La tribune de France-Télévisions traite avec mépris les questions démocratiques fondamentales soulevées par les signataires de la tribune du Monde contre #MeToo. Ces dernières pointaient le caractère extrajudiciaire de la persécution d'hommes mis en cause puis licenciés sans aucune forme de procès, ou même d'inculpation. Elles protestaient la censure de nus d'Egon Schiele ou de tableaux de Balthus, les appels à interdire une rétrospective de Roman Polanski, et les intimations que les écrivains devraient récrire leurs œuvres pour se conformer aux exigences de #MeToo.

De Haas dédaigne de mentionner ces questions, réagissant avec des caricatures simplistes. Se moquant de l'idée qu'après #MeToo, «On ne peut plus rien dire», elle écrit: «Comme si le fait que notre société tolère – un peu – moins qu’avant les propos sexistes, comme les propos racistes ou homophobes, était un problème. "Mince, c’était franchement mieux quand on pouvait traiter les femmes de salopes tranquilles, hein?" Non. C’était moins bien.»

On ne peut comprendre de telles remarques en dehors de l'hostilité envers les droits démocratiques et la classe ouvrière de la social-démocratie européenne et sa périphérie petite-bourgeoise.

Sous l'ancien président, François Hollande, le PS a imposé un état d'urgence pendant deux ans, de 2015 à 2017, qui suspendait les droits démocratiques. Fondé sur l'incitation d'une peur des musulmans après les attentats islamistes de novembre 2015 à Paris, l'état d'urgence a servi à réprimer violemment des manifestations contre la loi travail, impopulaire et anti-ouvrière, du PS. Macron en a transcrit les principales dispositions – pour des assignations à résidence, l'espionnage de la population, et les perquisitions, tous arbitraires – dans le droit commun.

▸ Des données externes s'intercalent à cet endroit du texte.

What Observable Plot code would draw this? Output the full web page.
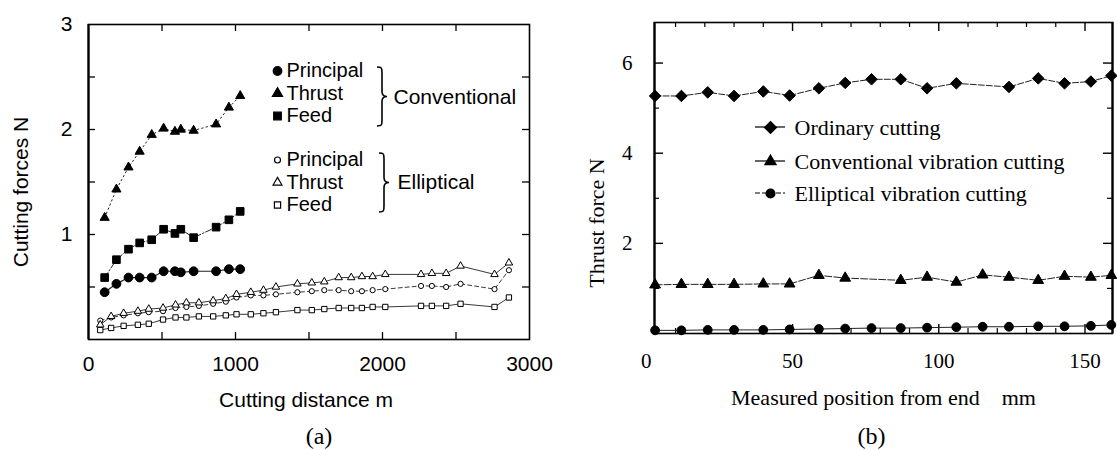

À l'intérieur du PS et de son réseau d'alliés petit-bourgeois, dont le Nouveau Parti anticapitaliste, il n'y a eu aucune opposition réelle à l'état d'urgence. À présent, les grandes sociétés essayent d'utiliser la loi travail du PS pour imposer des salaires en dessous du SMIC dans la chimie, et des réductions d'emplois en masse dans l'automobile.

De Haas conclut, toutefois, en se présentant comme une femme «de gauche». Elle critique les signataires de la tribune du Monde en prétendant – sans fournir la moindre preuve – qu'elles sont biaisées contre les travailleurs. Elle écrit, «Beaucoup d’entre elles sont souvent promptes à dénoncer le sexisme quand il émane des hommes des quartiers populaires. Mais la main au cul, quand elle est exercée par des hommes de leur milieu, relève selon elles du "droit d’importuner". Cette drôle d’ambivalence permettra d’apprécier leur attachement au féminisme dont elles se réclament.»

Cette attaque contre Deneuve et les autres signataires est répugnante. Dans ce débat sur #MeToo, qui défend les droits démocratiques des femmes et des travailleurs?

Est-ce que ce sont les partisans de #MeToo? Les larbins du PS, un parti formé il y a presque 50 ans en tant qu'alliance des banques, de l'appareil d'État et de sections du mouvement soixante-huitard, et qui s'est depuis effondré pour devenir un petit croupion méprisé des Français pour ses politiques réactionnaires? Est-ce De Haas, qui tente de salir Deneuve et d'autres actrices et artistes en les accusant d'apologie de viol avec le soutien de France-Télévisions et du président Macron?

Ou est-ce Deneuve, une des plus grandes actrices françaises du dernier demi-siècle, connue pour ses engagements à gauche dont les luttes pour la légalisation de l'avortement en 1973 et contre la loi Hadopi en 2009, ainsi que pour deux Césars de meilleure actrice – pour avoir joué une femme courageuse qui cache son mari juif sous l'Occupation dans Le Dernier Métro (1981), ou une propriétaire de plantations coloniales d'hévéas dans un portrait dévastateur de l'impérialisme français dans Indochine (1992)?

Les lecteurs peuvent tirer leurs propres conclusions.